June 7 2016 by Jenny Wiggins
McAleese to de-list, pursue $26m equity raising after debt deal with
Transport group McAleese will undertake a $26 million capital raising, de-list and sell its Cootes business after striking a complex restructuring deal with Hong Kong’s SC Lowy that will dilute existing shareholders.
After months of delays, McAleese has entered binding agreements with its banks and a consortium led by SC Lowy, which includes Sydney-based investment group Remagen Capital Partners and BlackRock, to recapitalise its stressed balance sheet.
Its shares, which listed at $1.47 more than two years ago but closed at 5.8¢ before trading was halted in March, will reopen on Wednesday.
McAleese will proceed with a $26 million underwritten pro-rate entitlement offer of subordinated, secured convertible notes to shareholders. Existing investors, excluding interests associated with chief executive Mark Rowsthorn, will hold just 42 per cent of issued shares after the equity raising if they take up all their rights.
Mr Rowsthorn, who currently owns 29 per cent of the company, has guaranteed up to $26 million of the group’s debts under a new loan facility.
He will receive a stake of between 22.6 per cent and 65 per cent in McAleese after the equity raising, depending on how many of the existing shareholders participate.
The SC Lowy consortium will receive options entitling it to a 35 per cent stake.
McAleese will pay its financiers $112.3 million in exchange for wiping out some $196 million in existing senior debt.
The payment includes $16 million of cash from McAleese; the consortium’s acquisition of McAleese’s remaining senior debt for $91.3 million; and an additional $5 million payment by McAleese from the sale of its Cootes fuel haulage business.
The company’s Cootes business has struggled since being involved in a fatal accident in Sydney shortly ahead of its float in late 2013.
McAleese chairman Don Telford acknowledged that the outcome was “disappointing” for existing debt and equity investors.
McAleese will be delisted but its new board, which will include directors from SC Lowy, will be required to consider re-listing the group 24 months after it is removed from the Australian Securities Exchange.
The debt swap with SC Lowy requires approval from McAleese shareholders.
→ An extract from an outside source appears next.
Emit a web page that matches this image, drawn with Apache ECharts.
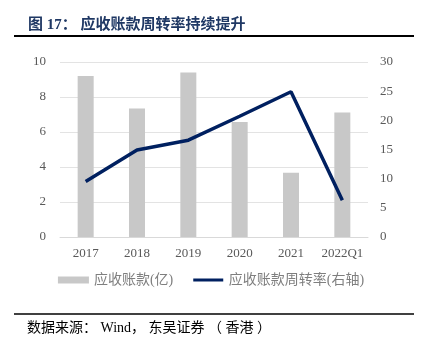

If the swap is not approved, the equity raising will not proceed and the parties will recapitalise the company by other means.
McAleese will remain in exclusive negotiations with SC Lowy until September 24 and will have to pay a break fee if it enters another restructuring deal.
The company plans to hold a general meeting in late August before raising equity.
McAleese, which also issued a trading update, said that market conditions would “remain poor” until the end of June and pressure on margins would continue. The company has been cutting jobs and consolidating properties to reduce costs.